Currently, my dmesg shows the following when arm_arch_timer registers as sched_clock:

{{{
dmesg | grep -i “sched_clock|arm_arch”
[ 0.000000] arm_arch_timer: Architected cp15 timer(s) running at 1.92MHz (phys).
[ 0.000006] sched_clock: 56 bits at 1920kHz, resolution 520ns, wraps every 4398046510977ns
}}}

I want to know what each of these fields exactly mean:

  • 56 bits
  • 520ns
  • wrap around 4398046510977ns

FYI: I have tested if the monotonic clock wraps around after 4398046510977ns or 4398s.
I kept the board up for about 17 hours and the monotonic time has not wrapped around.
So, is there code in the kernel to handle the wrap around?
}}}

I think these fields are explicit

- 56 bits is the number of bits available to store the timer counter.
- 520ns is the timer resolution (1920Khz).
wrap around 4398046510977ns the counter wraps around to zero every 4398s.

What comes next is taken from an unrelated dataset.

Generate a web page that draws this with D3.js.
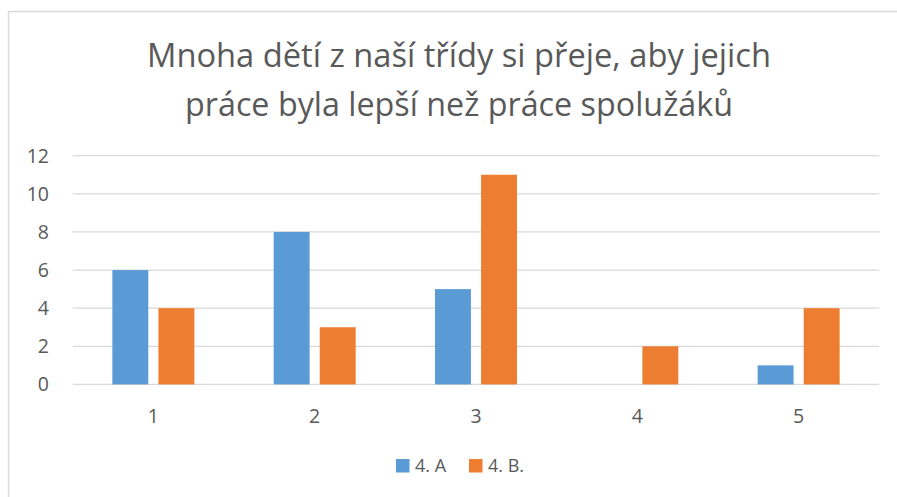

Actually all of this is correctly managed in the kernel which uses xtime and raw_time variables for real and monotonic time keeping. Kernel regularly updates xtime and raw_time based on the time elapsed since the last update (keep the last timer value).
For sure timer can wrap around to zero so the code handling the clock source will have to compensate for this. the clock source struct also contains a ‘mask’ member telling how many bits of the source are valid in order to know when the counter will wrap around.